-- start of COLLECTED MATERIAL --

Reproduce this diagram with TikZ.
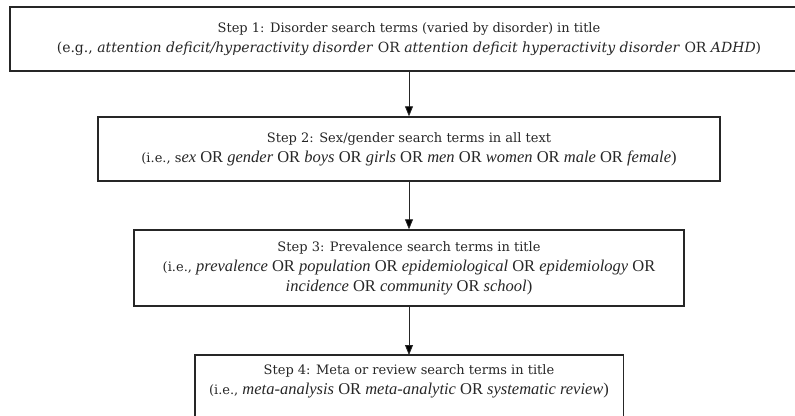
\documentclass[tikz,border=0pt]{standalone}
\usepackage{fontspec}
\setmainfont{DejaVu Serif}
\newfontfamily\garamond{Liberation Serif}
\usetikzlibrary{
    arrows.meta,
    positioning
}
\newcommand{\term}[1]{{\garamond\fontsize{16.5}{20}\selectfont\itshape #1}}
\newcommand{\orword}{{\garamond\fontsize{16.5}{20}\selectfont OR}}
\newcommand{\closepar}{{\garamond\fontsize{16.5}{20}\selectfont)}}
\tikzset{
    every picture/.style = {
        > = {Triangle[length=10pt, width=8pt]},
        x = 1pt,
        y = -1pt
    },
    every node/.style = {
        align = center,
        text = black!85,
        font = \fontsize{13}{20}\selectfont
    },
    stepbox/.style = {
        draw = black!85,
        line width = 1.4pt,
        inner sep = 0pt
    },
    frameline/.style = {
        draw = black!85,
        line width = 1.4pt
    },
    arrowline/.style = {
        ->,
        draw = black!85,
        line width = 0.8pt
    }
}

\begin{document}
\begin{tikzpicture}
    \useasboundingbox (0,0) rectangle (795,415);
    \node[stepbox, minimum width = 798pt, minimum height = 64pt] (step1) at (409,39)
        {Step 1: Disorder search terms (varied by disorder) in title\\
         {\fontsize{14}{20}\selectfont (e.g., \textit{attention deficit/hyperactivity disorder} OR \textit{attention deficit hyperactivity disorder} OR \textit{ADHD})}};
    \node[stepbox, minimum width = 622pt, minimum height = 64pt] (step2) at (409,149)
        {Step 2: Sex/gender search terms in all text\\
         (i.e., s\term{ex} \orword{} \term{gender} \orword{} \term{boys} \orword{} \term{girls} \orword{} \term{men} \orword{} \term{women} \orword{} \term{male} \orword{} \term{female}\closepar};
    \node[stepbox, minimum width = 550pt, minimum height = 76pt] (step3) at (409,268)
        {Step 3: Prevalence search terms in title\\
         (i.e., \term{prevalence} \orword{} \term{population} \orword{} \term{epidemiological} \orword{} \term{epidemiology} \orword\\
         \term{incidence} \orword{} \term{community} \orword{} \term{school}\closepar};
    \node[minimum width = 428pt, inner ysep = 9pt, anchor = north] (step4) at (409,355)
        {Step 4: Meta or review search terms in title\\
         (i.e., \term{meta-analysis} \orword{} \term{meta-analytic} \orword{} \term{systematic review}\closepar};
    \coordinate (pagebottom) at (409,425);
    \draw[frameline] (step4.north west |- pagebottom) -- (step4.north west)
        -- (step4.north east) -- (step4.north east |- pagebottom);
    \path[arrowline] (step1) edge (step2);
    \path[arrowline] (step2) edge (step3);
    \path[arrowline] (step3) edge (step4);
\end{tikzpicture}
\end{document}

-- end of COLLECTED MATERIAL --

## [WHAT IS BEING ASKED]
Extract the full listing exactly, with the pictures left out.

## [RIGHT ANSWER]
Reproduce this diagram with TikZ.
\documentclass[tikz,border=0pt]{standalone}
\usepackage{fontspec}
\setmainfont{DejaVu Serif}
\newfontfamily\garamond{Liberation Serif}
\usetikzlibrary{
    arrows.meta,
    positioning
}
\newcommand{\term}[1]{{\garamond\fontsize{16.5}{20}\selectfont\itshape #1}}
\newcommand{\orword}{{\garamond\fontsize{16.5}{20}\selectfont OR}}
\newcommand{\closepar}{{\garamond\fontsize{16.5}{20}\selectfont)}}
\tikzset{
    every picture/.style = {
        > = {Triangle[length=10pt, width=8pt]},
        x = 1pt,
        y = -1pt
    },
    every node/.style = {
        align = center,
        text = black!85,
        font = \fontsize{13}{20}\selectfont
    },
    stepbox/.style = {
        draw = black!85,
        line width = 1.4pt,
        inner sep = 0pt
    },
    frameline/.style = {
        draw = black!85,
        line width = 1.4pt
    },
    arrowline/.style = {
        ->,
        draw = black!85,
        line width = 0.8pt
    }
}

\begin{document}
\begin{tikzpicture}
    \useasboundingbox (0,0) rectangle (795,415);
    \node[stepbox, minimum width = 798pt, minimum height = 64pt] (step1) at (409,39)
        {Step 1: Disorder search terms (varied by disorder) in title\\
         {\fontsize{14}{20}\selectfont (e.g., \textit{attention deficit/hyperactivity disorder} OR \textit{attention deficit hyperactivity disorder} OR \textit{ADHD})}};
    \node[stepbox, minimum width = 622pt, minimum height = 64pt] (step2) at (409,149)
        {Step 2: Sex/gender search terms in all text\\
         (i.e., s\term{ex} \orword{} \term{gender} \orword{} \term{boys} \orword{} \term{girls} \orword{} \term{men} \orword{} \term{women} \orword{} \term{male} \orword{} \term{female}\closepar};
    \node[stepbox, minimum width = 550pt, minimum height = 76pt] (step3) at (409,268)
        {Step 3: Prevalence search terms in title\\
         (i.e., \term{prevalence} \orword{} \term{population} \orword{} \term{epidemiological} \orword{} \term{epidemiology} \orword\\
         \term{incidence} \orword{} \term{community} \orword{} \term{school}\closepar};
    \node[minimum width = 428pt, inner ysep = 9pt, anchor = north] (step4) at (409,355)
        {Step 4: Meta or review search terms in title\\
         (i.e., \term{meta-analysis} \orword{} \term{meta-analytic} \orword{} \term{systematic review}\closepar};
    \coordinate (pagebottom) at (409,425);
    \draw[frameline] (step4.north west |- pagebottom) -- (step4.north west)
        -- (step4.north east) -- (step4.north east |- pagebottom);
    \path[arrowline] (step1) edge (step2);
    \path[arrowline] (step2) edge (step3);
    \path[arrowline] (step3) edge (step4);
\end{tikzpicture}
\end{document}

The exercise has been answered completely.